P4Z-0hy22ZRyqh5IUeLwjcY3L_M

P4Z-0hy22ZRyqh5IUeLwjcY3L_M
MEAN STREETS MEDIA

Saturday, January 24, 2015

Argentina’s Fernandez Denounces Anti-Government Operation Behind Nisman’s Death



BUENOS AIRES – Argentine President Cristina Fernandez has claimed that an operation against the government was responsible for the death of public prosecutor Alberto Nisman, an accusation strongly criticized by the opposition, who called for removal of security chiefs.

In a letter titled, “The spies who were not spies. The questions that turned into certainties. The suicide that I am now convinced was not a suicide,” Fernandez said Thursday that Nisman was given false evidence to accuse the government of allegedly protecting Iranians suspected of the bombing of the AMIA Jewish center which killed 85 people in 1994.

“They used him while he was alive and then they needed him dead. This was sad and terrible,” Fernandez said, referring to Nisman.

“I don’t have proof, but I neither have doubts,” she added after underlining that it was a real political and judicial scandal.

According to the president, Nisman was brave to return from his vacations midway and make his accusations about the alleged cover-up “in order to make best use of the international turmoil generated by the terrorist attacks in France.”

“What he could not imagine was that time was not just running out for the ‘exposé of the century,’ but also for his own life,” she added.

Just days before, she had posted another note on social networking sites where she questioned the motives that led to a person to make the terrible decision of taking his own life.

Fernandez’s theory was backed Thursday by other members of the government, who in a public ceremony criticized a global attack by intelligence agents, judges, economic groups and opposition-backed media to tarnish the government.

“We strongly support our government,” said a statement written by Cabinet chief Jorge Capitanich, Defense Minister Agustin Rossi, Buenos Aires Governor Daniel Scioli and other high officials.

“If the president thinks that Nisman was murdered, she needs to remove Security (Ministry) chiefs,” said legislator Ernesto Sanz of the opposition.

“This is very serious. She moves from supporting a suicide hypothesis to (one implying) murder. This must have consequences,” he told reporters.

Francisco de Narvaez of the Frente Renovador party said that with this tragedy, the president did not have the right to intervene in the independence of the judiciary.

The change in the official version of the events adds up to multiple security lapses detected during the investigations after the special prosecutor in the AMIA bombings was found dead, with a bullet in his head, in his apartment in Buenos Aires last weekend.

Though Nisman had received threats and was provided with 10 policemen for his security, no one was guarding the front portion of his apartment, but were around the apartment building and neither of them were on duty 24 hours a day.

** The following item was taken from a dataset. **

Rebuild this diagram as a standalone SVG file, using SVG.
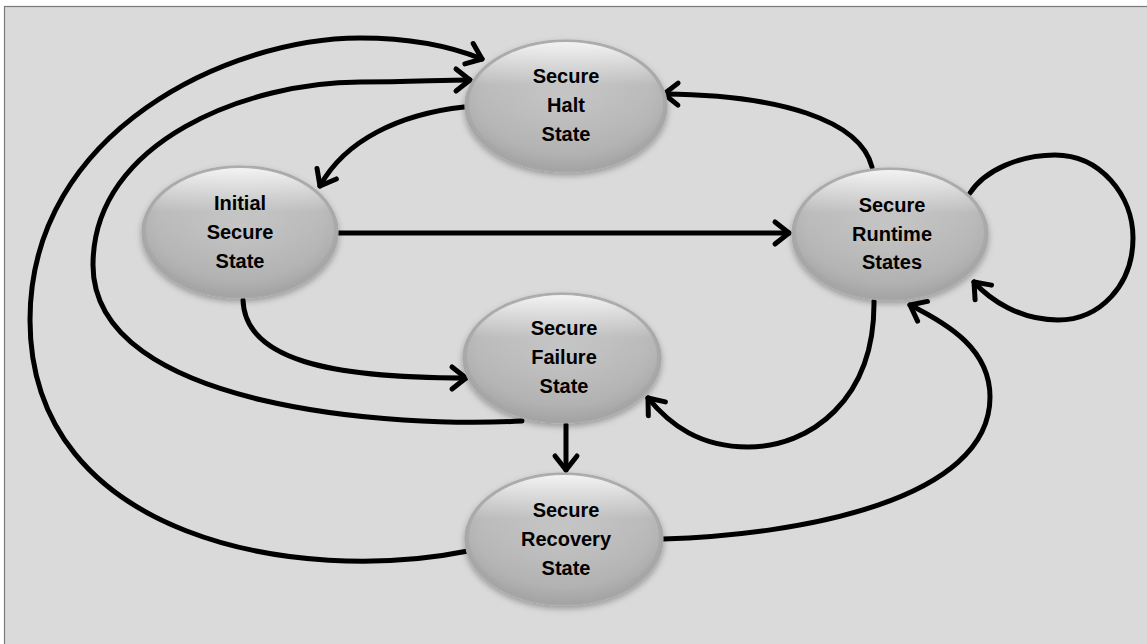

Additionally, apart from the main entrance and the service entrance to his apartment, a third entrance was also found through a narrow corridor housing air conditioning equipment.

Reports of Nisman’s death emerged Monday, hours before he was scheduled to appear before Congress to present his charges against Fernandez, based on telephone conversations between Argentine spies, for covering-up Iranian links to the AMIA bombing.